Transcurrido apenas un siglo desde que viera la luz, el significado de este largo poema, sumamente enigmático y sugestivo, con ecos de Dante y culturas ancestrales, quizá no se ha perdido irremediablemente, pero sí cabría decir que parece más oscuro y lejano.
Eliot es un poeta sui generis, inteligente, próximo a la poesía metafísica y filosófica. Combina registros insospechados y sus versos se hallan trufados de alusiones. Tal y como pone de manifiesto Ignacio García de Leániz en este breve ensayo lleno de inteligencia, el poeta nacido en América deja atrás el sentimentalismo febril y refleja un peregrinaje –de nuevo la resonancia dantesca–, que no es solo religioso, sino vital.
A medida que se lee La tierra baldía y se conecta con el resto de la producción de Eliot, resulta más diáfana su intención de superar el pesimismo. Es verdad que, al principio, no es capaz de ver clarear el sol en la primavera (“Abril –afirma en su famoso comienzo– es el mes más cruel”), pero poco a poco en sus estrofas plasma el descubrimiento del agua salvífica en lo que antes era una rocalla estéril. Y muda, completamente muda.
García de Léaniz también detecta que hay un Eliot capaz de entonar canto más esperanzador; asimismo, desenreda sus influencias, aviva alguna discusión y –sobre todo– lo lee en el marco de la recuperación de la cultura occidental. Para Eliot la suerte de esta última está unida a la de la religiosidad y, en especial, al destino de la fe cristiana. Por este motivo, la alborada desesperanzada y gris a la que saluda en La tierra baldía, llena de nostalgia y sumamente crítica con las chimeneas y las fundiciones fabriles, contrasta con el deseo de hallar en un mundo devastado –en el que solo hay, en efecto, un “montón de imágenes rotas”– el eco tierno y jubiloso del hogar.
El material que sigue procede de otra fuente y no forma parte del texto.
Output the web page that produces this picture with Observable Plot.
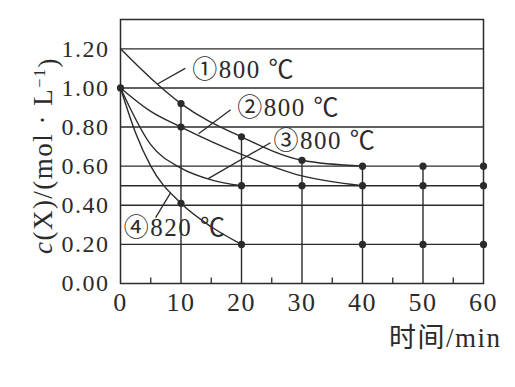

Lo que Eliot dijo empleando símbolos en ocasiones inciertos y un lirismo estremecedor, que hiere y horada nuestras fibras más profundas, lo han dicho –peor– filósofos y pensadores varios, como aquí consigna García de Leániz. El americano afincado en Europa como en casa prístina y nutricia, elevó la poesía a cotas más antiguas, configurando una salmodia sapiencial que hay que saborear poco a poco. Era consciente de que el lenguaje a veces era un arcano, pero supo, como muy pocos, emplear la bella conmoción de las imágenes para transmitir algo más que ideas, o sea, vivencias de sentido.
Todavía hoy habitamos en tierra reseca, pero por suerte contamos con obras como esta, que nos descifran el lenguaje de otras para vivificar nuestro paisaje.